Even replacing one sugar-sweetened beverage a day with tea led to health benefits, reducing all-cause mortality by 16% and cardiovascular disease mortality by 24%. Replacing one artificially sweetened beverage a day with tea also led to lower all-cause mortality.24

When choosing tea, however, it’s important to choose organic varieties to minimize exposure to pesticides as much as possible. Also choose varieties grown in nonpolluted areas, as tea plants readily absorb lead and fluoride from the soil.

Choosing tea grown in a pristine environment helps ensure that the least amount of fluoride, heavy metals and other toxins from soil and water possible leaches into the leaves. A clean growing environment is essential to producing a pure, high-quality tea.
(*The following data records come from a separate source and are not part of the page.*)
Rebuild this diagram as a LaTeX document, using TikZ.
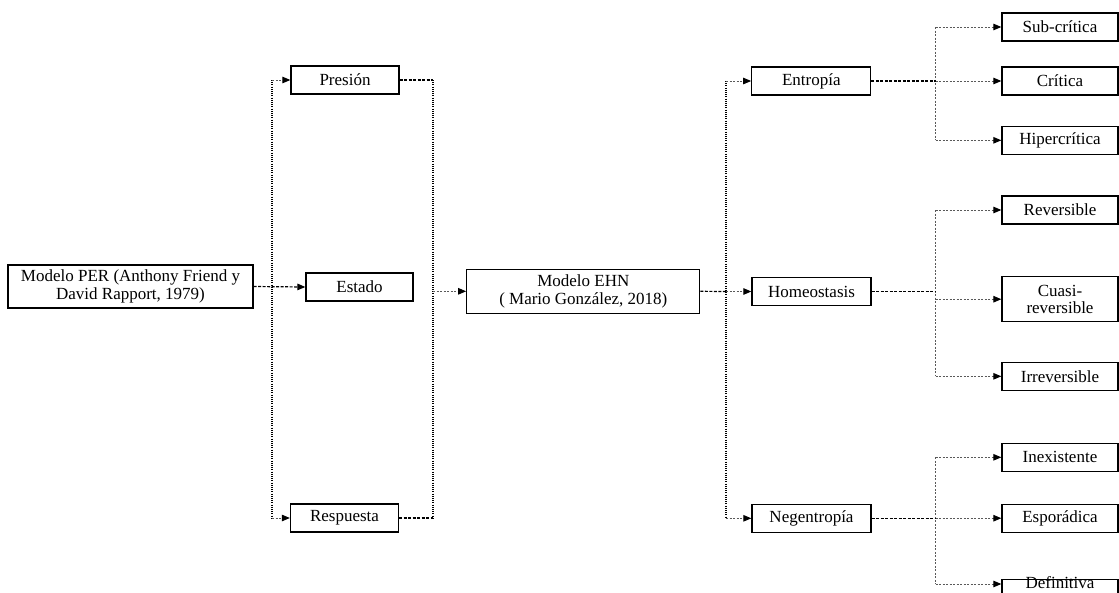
\documentclass[tikz,border=0pt]{standalone}
\usepackage{fontspec}
\setmainfont{Liberation Serif}
\usetikzlibrary{arrows.meta}
\begin{document}
\begin{tikzpicture}[x=1pt,y=-1pt,
  box/.style={draw, line width=1.3pt, minimum height=28pt, inner sep=2pt,
    font=\fontsize{17}{17.5}\selectfont, align=center},
  vline/.style={line width=1.1pt, dash pattern=on 1pt off 1.2pt},
  hd/.style={line width=1.2pt, dash pattern=on 3pt off 1.5pt},
  gl/.style={gray!70!black, line width=1pt, dash pattern=on 2pt off 1.5pt},
  arr/.style={-{Triangle[length=8pt,width=6.5pt,color=black]}}]
\useasboundingbox (0,0) rectangle (1119,592);
\clip (0,0) rectangle (1119,592);
% nodes
\node[box, minimum width=245pt, minimum height=43pt] (per) at (130.5,286.5) {Modelo PER (Anthony Friend y\\David Rapport, 1979)};
\node[box, minimum width=108pt] (pres) at (345,80) {Presión};
\node[box, minimum width=107pt] (est) at (359.5,287) {Estado};
\node[box, minimum width=108pt] (resp) at (344.5,518) {Respuesta};
\node[box, minimum width=233pt, minimum height=44pt] (ehn) at (583.3,291.3) {Modelo EHN\\( Mario González, 2018)};
\node[box, minimum width=119pt] (ent) at (811.3,81) {Entropía};
\node[box, minimum width=119pt] (hom) at (811.5,291.5) {Homeostasis};
\node[box, minimum width=119pt] (neg) at (811.5,518.3) {Negentropía};
\node[box, minimum width=116pt] (sub) at (1060,27) {Sub-crítica};
\node[box, minimum width=116pt] (cri) at (1060,81) {Crítica};
\node[box, minimum width=116pt] (hip) at (1060,140.3) {Hipercrítica};
\node[box, minimum width=116pt] (rev) at (1060,210) {Reversible};
\node[box, minimum width=116pt, minimum height=45pt] (cua) at (1060,299.2) {Cuasi-\\reversible};
\node[box, minimum width=116pt] (irr) at (1060,376.3) {Irreversible};
\node[box, minimum width=116pt] (ine) at (1060,457.3) {Inexistente};
\node[box, minimum width=116pt] (esp) at (1060,518.2) {Esporádica};
\node[box, minimum width=116pt, minimum height=0pt, anchor=north, text height=7.5pt, text depth=20pt, inner ysep=1pt] (def) at (1060,579) {Definitiva};
% junction columns
\coordinate (L) at (272,0);
\coordinate (R) at (433,0);
\coordinate (M) at (726,0);
\coordinate (B) at (935.5,0);
% left part
\draw[vline] (pres.west -| L) -- (resp.west -| L);
\draw[gl, arr] (pres.west -| L) -- (pres.west);
\draw[gl, arr] (resp.west -| L) -- (resp.west);
\draw[hd, arr] (per.east) -- (est.west);
\draw[vline] (pres.east -| R) -- (resp.east -| R);
\draw[hd] (pres.east) -- (pres.east -| R);
\draw[hd] (resp.east) -- (resp.east -| R);
\draw[gl, arr] (ehn.west -| R) -- (ehn.west);
% middle
\draw[vline] (ent.west -| M) -- (neg.west -| M);
\draw[gl, arr] (ent.west -| M) -- (ent.west);
\draw[gl, arr] (neg.west -| M) -- (neg.west);
\draw[hd] (ehn.east) -- (hom.west -| M);
\draw[gl, arr] (hom.west -| M) -- (hom.west);
% entropia branch
\draw[gl] (sub.west -| B) -- (hip.west -| B);
\draw[hd] (ent.east) -- (ent.east -| B);
\draw[gl, arr] (sub.west -| B) -- (sub.west);
\draw[gl, arr] (cri.west -| B) -- (cri.west);
\draw[gl, arr] (hip.west -| B) -- (hip.west);
% homeostasis branch
\draw[gl] (rev.west -| B) -- (irr.west -| B);
\draw[hd] (hom.east) -- (hom.east -| B);
\draw[gl, arr] (rev.west -| B) -- (rev.west);
\draw[gl, arr] (cua.west -| B) -- (cua.west);
\draw[gl, arr] (irr.west -| B) -- (irr.west);
% negentropia branch
\coordinate (dw) at ([yshift=-5pt]def.north west);
\draw[gl] (ine.west -| B) -- (dw -| B);
\draw[hd] (neg.east) -- (neg.east -| B);
\draw[gl, arr] (ine.west -| B) -- (ine.west);
\draw[gl, arr] (esp.west -| B) -- (esp.west);
\draw[gl, arr] (dw -| B) -- (dw);
\end{tikzpicture}
\end{document}
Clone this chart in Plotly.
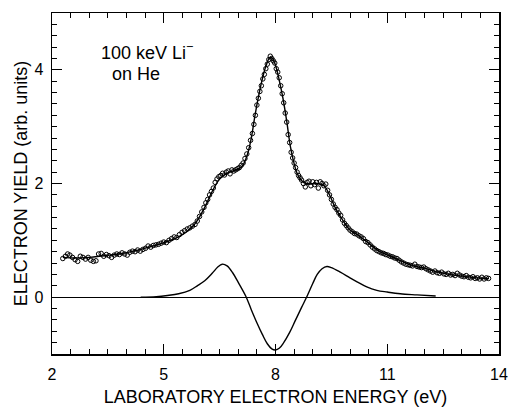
import plotly.graph_objects as go

# Measured data points (open circles)
data_x = [2.29, 2.36, 2.42, 2.48, 2.55, 2.62, 2.69, 2.76, 2.83, 2.90, 2.97, 3.04, 3.11, 3.18, 3.25, 3.32, 3.39,
          3.46, 3.53, 3.60, 3.67, 3.74, 3.81, 3.88, 3.95, 4.02, 4.09, 4.16, 4.23, 4.30, 4.37, 4.44, 4.51, 4.58,
          4.65, 4.72, 4.79, 4.86, 4.93, 5.00, 5.07, 5.14, 5.21, 5.28, 5.35, 5.42, 5.49, 5.56, 5.63, 5.70, 5.77,
          5.84, 5.90, 5.96, 6.02, 6.08, 6.13, 6.18, 6.23, 6.28, 6.33, 6.38, 6.43, 6.48, 6.53, 6.58, 6.63, 6.68,
          6.73, 6.78, 6.83, 6.88, 6.93, 6.98, 7.03, 7.08, 7.13, 7.18, 7.23, 7.28, 7.33, 7.38, 7.42, 7.46, 7.50,
          7.54, 7.58, 7.62, 7.66, 7.70, 7.74, 7.78, 7.82, 7.86, 7.90, 7.94, 7.98, 8.02, 8.06, 8.10, 8.14, 8.18,
          8.22, 8.26, 8.30, 8.34, 8.38, 8.42, 8.46, 8.50, 8.54, 8.58, 8.62, 8.66, 8.70, 8.75, 8.80, 8.85, 8.90,
          8.95, 9.00, 9.05, 9.10, 9.15, 9.20, 9.25, 9.30, 9.35, 9.40, 9.45, 9.50, 9.55, 9.60, 9.65, 9.70, 9.75,
          9.80, 9.85, 9.90, 9.95, 10.00, 10.06, 10.12, 10.18, 10.24, 10.30, 10.36, 10.42, 10.48, 10.54, 10.60,
          10.66, 10.72, 10.78, 10.84, 10.90, 10.96, 11.02, 11.08, 11.14, 11.20, 11.26, 11.32, 11.38, 11.44,
          11.50, 11.56, 11.62, 11.68, 11.74, 11.80, 11.86, 11.92, 11.98, 12.04, 12.10, 12.16, 12.22, 12.28,
          12.34, 12.40, 12.46, 12.52, 12.58, 12.64, 12.70, 12.76, 12.82, 12.88, 12.94, 13.00, 13.06, 13.12,
          13.18, 13.24, 13.30, 13.36, 13.42, 13.48, 13.54, 13.60, 13.66, 13.72]
data_y = [0.68, 0.72, 0.76, 0.74, 0.70, 0.66, 0.63, 0.72, 0.70, 0.67, 0.70, 0.65, 0.63, 0.64, 0.76, 0.77, 0.72,
          0.75, 0.73, 0.70, 0.74, 0.76, 0.75, 0.78, 0.76, 0.74, 0.79, 0.81, 0.80, 0.83, 0.81, 0.84, 0.86, 0.90,
          0.88, 0.91, 0.92, 0.93, 0.95, 0.97, 0.96, 1.00, 1.03, 1.06, 1.05, 1.10, 1.14, 1.17, 1.20, 1.22, 1.25,
          1.28, 1.34, 1.42, 1.50, 1.58, 1.66, 1.72, 1.80, 1.86, 1.92, 2.02, 2.08, 2.12, 2.14, 2.18, 2.15, 2.20,
          2.22, 2.17, 2.24, 2.22, 2.24, 2.26, 2.28, 2.32, 2.36, 2.44, 2.52, 2.63, 2.76, 2.88, 3.04, 3.20, 3.38,
          3.50, 3.62, 3.72, 3.84, 3.92, 4.02, 4.10, 4.18, 4.24, 4.20, 4.16, 4.12, 4.02, 3.96, 3.86, 3.72, 3.58,
          3.42, 3.24, 3.08, 2.86, 2.72, 2.55, 2.45, 2.36, 2.28, 2.20, 2.14, 2.10, 2.06, 2.00, 1.94, 2.02, 2.04,
          1.96, 2.03, 1.98, 2.02, 1.92, 2.03, 2.00, 1.96, 1.99, 1.88, 1.80, 1.72, 1.64, 1.58, 1.54, 1.48, 1.44,
          1.36, 1.30, 1.26, 1.22, 1.18, 1.15, 1.12, 1.11, 1.08, 1.06, 1.03, 0.98, 0.96, 0.92, 0.88,
          0.85, 0.82, 0.80, 0.78, 0.77, 0.75, 0.74, 0.72, 0.71, 0.69, 0.68, 0.65, 0.62, 0.60,
          0.58, 0.57, 0.56, 0.55, 0.58, 0.54, 0.53, 0.52, 0.53, 0.50, 0.48, 0.46, 0.44, 0.46,
          0.43, 0.42, 0.44, 0.41, 0.40, 0.42, 0.39, 0.40, 0.38, 0.42, 0.39, 0.37, 0.36, 0.38,
          0.35, 0.34, 0.36, 0.33, 0.34, 0.32, 0.35, 0.32, 0.34, 0.33]

# Fitted curve through the data
fit_x = [2.29, 2.6, 3.0, 3.4, 3.8, 4.2, 4.6, 5.0, 5.4, 5.8, 6.1, 6.3, 6.5, 6.7, 6.9, 7.1, 7.25, 7.35, 7.45,
         7.55, 7.65, 7.75, 7.85, 7.92, 8.0, 8.1, 8.2, 8.3, 8.4, 8.5, 8.6, 8.75, 8.9, 9.1, 9.3, 9.45, 9.6, 9.8,
         10.0, 10.2, 10.5, 10.8, 11.1, 11.4, 11.7, 12.0, 12.3, 12.6, 13.0, 13.4, 13.73]
fit_y = [0.70, 0.69, 0.70, 0.73, 0.76, 0.81, 0.88, 0.96, 1.06, 1.26, 1.58, 1.86, 2.08, 2.18, 2.23, 2.30, 2.52,
         2.80, 3.20, 3.55, 3.85, 4.08, 4.22, 4.20, 4.08, 3.82, 3.50, 3.10, 2.65, 2.35, 2.15, 2.02, 1.99, 2.00,
         1.96, 1.80, 1.58, 1.36, 1.18, 1.10, 0.95, 0.80, 0.72, 0.63, 0.55, 0.51, 0.45, 0.41, 0.37, 0.34, 0.33]

# Lower derivative-like curve
low_x = [4.38, 4.8, 5.1, 5.4, 5.7, 5.9, 6.1, 6.3, 6.45, 6.57, 6.7, 6.85, 7.0, 7.2, 7.35, 7.5, 7.65, 7.78, 7.9,
         8.0, 8.1, 8.22, 8.38, 8.54, 8.7, 8.85, 9.0, 9.12, 9.25, 9.38, 9.5, 9.74, 10.0, 10.19, 10.45, 10.72,
         11.0, 11.35, 11.8, 12.3]
low_y = [0.00, 0.01, 0.03, 0.06, 0.12, 0.20, 0.29, 0.42, 0.53, 0.58, 0.55, 0.43, 0.26, 0.02, -0.22, -0.45,
         -0.66, -0.82, -0.91, -0.93, -0.90, -0.80, -0.62, -0.40, -0.18, 0.02, 0.24, 0.40, 0.50, 0.54, 0.52,
         0.44, 0.34, 0.27, 0.18, 0.12, 0.09, 0.06, 0.04, 0.02]

FONT = "Liberation Sans, Arial, Helvetica, sans-serif"

fig = go.Figure()
fig.add_trace(go.Scatter(x=fit_x, y=fit_y, mode="lines", line=dict(color="black", width=1.4),
                         line_shape="spline", showlegend=False, hoverinfo="skip"))
fig.add_trace(go.Scatter(x=data_x, y=data_y, mode="markers",
                         marker=dict(symbol="circle-open", size=4.5, color="black", line=dict(width=1)),
                         showlegend=False, hoverinfo="skip"))
fig.add_trace(go.Scatter(x=low_x, y=low_y, mode="lines", line=dict(color="black", width=1.4),
                         line_shape="spline", showlegend=False, hoverinfo="skip"))

fig.add_annotation(x=3.25, y=4.33, xref="x", yref="y", text="100 keV Li<sup>\u2212</sup>", showarrow=False,
                   xanchor="left", yanchor="middle", font=dict(family=FONT, size=18, color="black"))
fig.add_annotation(x=3.55, y=3.93, xref="x", yref="y", text="on He", showarrow=False,
                   xanchor="left", yanchor="middle", font=dict(family=FONT, size=18, color="black"))

axis_common = dict(showgrid=False, showline=True, linecolor="black", linewidth=1.5, mirror="allticks",
                   ticks="inside", tickcolor="black", tickwidth=1.2, ticklen=10, automargin=False,
                   tickfont=dict(family=FONT, size=16, color="black"))

fig.update_xaxes(range=[2, 14], tick0=2, dtick=3, zeroline=False,
                 minor=dict(dtick=0.5, ticks="inside", ticklen=5, tickcolor="black", tickwidth=1),
                 title=dict(text="LABORATORY ELECTRON ENERGY (eV)", font=dict(family=FONT, size=18, color="black"),
                            standoff=10),
                 ticklabelstandoff=5, **axis_common)
fig.update_yaxes(range=[-1, 5], tick0=0, dtick=2, zeroline=True, zerolinecolor="black", zerolinewidth=1.3,
                 minor=dict(dtick=0.2, ticks="inside", ticklen=5, tickcolor="black", tickwidth=1),
                 title=dict(text="ELECTRON YIELD (arb. units)", font=dict(family=FONT, size=18, color="black"),
                            standoff=2),
                 ticklabelstandoff=4, **axis_common)

fig.update_layout(width=508, height=407, margin=dict(l=52, r=9, t=13, b=53), hovermode=False,
                  plot_bgcolor="white", paper_bgcolor="white", font=dict(family=FONT, color="black"))

# remove the browser's default 8px body margin so the figure sits at the page origin
fig.write_html("out.html", config={"displayModeBar": False, "staticPlot": True},
               post_script="document.body.style.margin='0';document.body.style.overflow='hidden';")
Further, loose leaf tea may be safer, as tea bags are often made with heat-resistant polypropylene to prevent the bag from breaking apart in hot water. This means tiny pieces of plastic likely end up in your drink.

Paper tea bags are treated with epichlorohydrin, a chemical to prevent tears, which has been found to be a probable human carcinogen. Epichlorohydrin reacts with water to form 3-MCPD, another possible human carcinogen.

One study found that tea drinkers’ daily intake of epichlorohydrin was 55.37 times greater in those using bagged teas than in those using loose teas.25 Rinsing the tea bags, and not steeping for more than two minutes, may decrease some of the exposure, but using organic, loose-leaf tea may provide an overall healthier choice.